Mungkin kesalahan itu ada pada ketiadaan persiapan sama sekali. Mungkin juga persiapan hanya sekadarnya saja. Ini boleh jadi dilatarbelakangi oleh sikap menggampangkan persoalan.
Akibatnya, yang bersangkutan turun panggung tanpa kehormatan! Artinya, di samping tidak mampu menyampaikan gagasan-gagasan dengan baik, juga merasa malu yang sangat di hadapan audiens akibat ketidaksiapannya itu.
Kedua, tidak mengetahui profile audiens. Mengetahui audiens adalah hal yang sangat penting. Antara lain, berapa usia mereka, tingkat pendidikan mereka, dan apa saja profesi audiens.
Dengan mengetahui sebagian dari latar belakang mereka, maka strategi pendekatan yang dilakukan akan lebih dapat dipersiapkan atau disesuaikan dengan profil audiens.
Misalnya yang berkaitan dengan usia. Kalau usia mereka rata-rata sudah sepuh, tentu akan menentukan bagaimana cara kita berbicara. Kalau mereka rata-rata berpendidikan tinggi, tentu menentukan level bahasa mana yang akan kita pakai ketika berbicara.
Ketika profesi mereka kebanyakan guru, pola komunikasi seperti apa yang akan digunakan untuk menyentuh hati para pendidik itu.
Jadi, dengan memahami audiens dengan baik, kita bisa menyusun strategi yang berkesesuaian. Setiap kelompok audiens memerlukan strategi pendekatan yang berbeda pula.
Ketiga, tidak mengetahui lokasi dan peralatan yang digunakan. Hal ini tampaknya sepele, tapi memegang peranan penting. Mengapa?
Ketika kita tidak mengetahui secara pasti lokasi yang akan dituju, maka kita sulit membayangkan lokasi (alamat dan tempat) yang digunakan.
Oleh karena itu, adalah sangat perlu bagi pembicara untuk mengenal lokasi tempat dia akan berbicara nantinya.

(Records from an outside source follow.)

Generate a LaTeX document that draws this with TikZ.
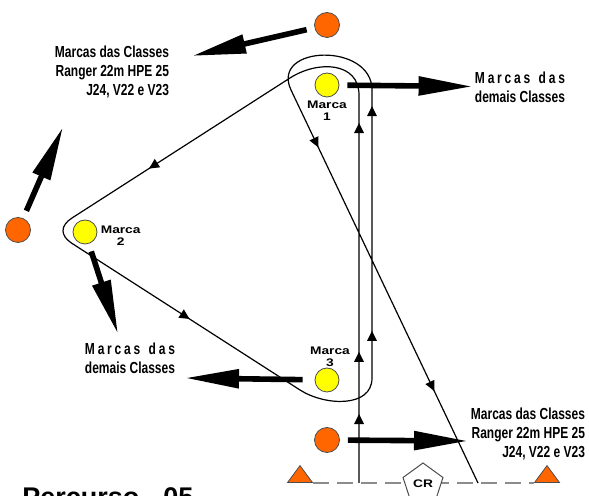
\documentclass[tikz,border=0pt]{standalone}
\usepackage{fontspec}
\usetikzlibrary{arrows.meta,positioning,shapes.geometric}
\setmainfont{Liberation Sans}
\newfontfamily\narrowfont[FakeStretch=0.75]{Liberation Sans}
\newfontfamily\wideface[FakeStretch=1.25]{Liberation Sans}
\definecolor{Buoy}{HTML}{FF6600}
\definecolor{Yolk}{HTML}{FFFF00}
\definecolor{Rim}{HTML}{4D4D4D}
\definecolor{Dash}{HTML}{8C8C8C}
\newlength\pairw
\newcommand\spreadtop[2]{\settowidth\pairw{#2}\makebox[\pairw][s]{#1}\\#2}

\begin{document}
\begin{tikzpicture}[x=0.5pt, y=-0.5pt,
    orangebuoy/.style={circle, draw=Rim, fill=Buoy, minimum size=12.5pt, inner sep=0pt, line width=0.4pt},
    yellowbuoy/.style={circle, draw=Rim, fill=Yolk, minimum size=12pt, inner sep=0pt, line width=0.4pt},
    startbuoy/.style={isosceles triangle, isosceles triangle stretches, shape border rotate=90, minimum width=12.5pt, minimum height=8.5pt, inner sep=0pt, draw=Rim, fill=Buoy, line width=0.4pt},
    marktag/.style={font=\wideface\bfseries\fontsize{5.5}{6}\selectfont, align=center, inner sep=0.5pt},
    classnote/.style={font=\narrowfont\bfseries\fontsize{8}{9.7}\selectfont, inner sep=1pt},
    bigarrow/.style={line width=2.8pt, -{Triangle[length=27pt,width=9pt]}, shorten <=4pt},
    course/.style={line width=0.6pt},
    flow/.style={isosceles triangle, isosceles triangle stretches, fill=black, inner sep=0pt, minimum width=5pt, minimum height=5pt, sloped, allow upside down},
    startline/.style={draw=Dash, line width=1pt, dash pattern=on 8pt off 4pt}]
  \useasboundingbox (0,0) rectangle (589,496);
  \clip (0,0) rectangle (589,496);

  % course
  \draw[course] (359,483)
    -- node[flow,pos=0.16] (a1) {} node[flow,pos=0.32] (a2) {} node[flow,pos=0.91] (a3) {} (359,95)
    .. controls (359,62) and (318,60) .. (290,78)
    -- node[flow,pos=0.62] (a4) {} (72,218)
    .. controls (60,225.7) and (60,235.7) .. (72,243.4)
    -- node[flow,pos=0.49] (a5) {} (300,390)
    .. controls (325,406) and (372,408) .. (372,378)
    -- node[flow,pos=0.14] (a6) {} node[flow,pos=0.92] (a7) {} (372,90)
    .. controls (372,42) and (270,45) .. (291,90)
    -- node[flow,pos=0.13] (a8) {} node[flow,pos=0.75] (a9) {} (478,483);

  % buoys
  \node[orangebuoy] (b1) at (327,25) {};
  \node[orangebuoy] (b2) at (18,230) {};
  \node[orangebuoy] (b3) at (327,440) {};
  \node[yellowbuoy] (m1) at (327,85) {};
  \node[yellowbuoy] (m2) at (85,232) {};
  \node[yellowbuoy] (m3) at (327,380) {};
  \node[marktag, below=1pt of m1] (l1) {Marca\\1};
  \node[marktag, right=1pt of m2, yshift=-2pt] (l2) {Marca\\2};
  \node[marktag, above=0pt of m3, xshift=1.5pt] (l3) {Marca\\3};

  % start line
  \node[startbuoy, anchor=south] (sl) at (300,483) {};
  \node[startbuoy, anchor=south] (sr) at (547,483) {};
  \draw[startline, shorten <=6.5pt, shorten >=6.5pt] (sl.south) -- (sr.south);
  \node[regular polygon, regular polygon sides=5, draw=Rim, fill=white, minimum size=21pt, line width=0.5pt, marktag] (cr) at (423,484) {CR};

  % labels
  \node[classnote, align=right] (t1) at (112,72) {Marcas das Classes\\Ranger 22m HPE 25\\J24, V22 e V23};
  \node[classnote, align=center] (t2) at (520,87) {\spreadtop{M\hfill a\hfill r\hfill c\hfill a\hfill s\hfill\hfill\hfill d\hfill a\hfill s}{demais Classes}};
  \node[classnote, align=center] (t3) at (130,358) {\spreadtop{M\hfill a\hfill r\hfill c\hfill a\hfill s\hfill\hfill\hfill d\hfill a\hfill s}{demais Classes}};
  \node[classnote, align=right] (t4) at (528,434) {Marcas das Classes\\Ranger 22m HPE 25\\J24, V22 e V23};
  \node[font=\bfseries\fontsize{13.5}{16}\selectfont, anchor=north west, inner sep=0pt] (title) at (22,487) {Percurso - 05};

  % arrows to the classes
  \coordinate (tipA) at (192,56);
  \coordinate (tipC) at (63,127);
  \coordinate (tipD) at (118,334);
  \coordinate (tipE) at (185,378);
  \coordinate (tipF) at (468,441);
  \draw[bigarrow] (b1) -- (tipA);
  \draw[bigarrow] (m1) -- (t2);
  \draw[bigarrow] (b2) -- (tipC);
  \draw[bigarrow] (m2) -- (tipD);
  \draw[bigarrow, shorten <=6pt] (m3) -- (tipE);
  \draw[bigarrow] (b3) -- (tipF);
\end{tikzpicture}
\end{document}
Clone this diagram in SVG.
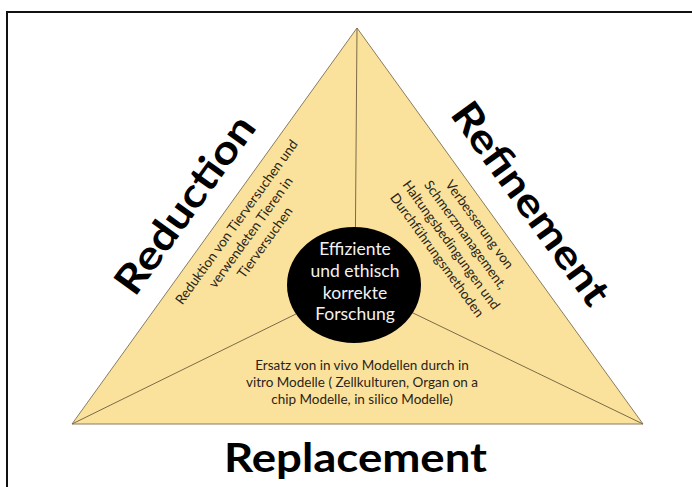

Jika tak mungkin menjajagi lebih awal, minimal Anda mendapatkan gambaran lokasi dari panitia atau orang yang mengetahuinya.
Selain itu, pembicara perlu juga mengetahui peralatan yang akan digunakan. Hal ini berhubungan dengan persiapan yang diperlukan yang dikaitkan dengan sarana atau peralatan yang tersedia di lokasi.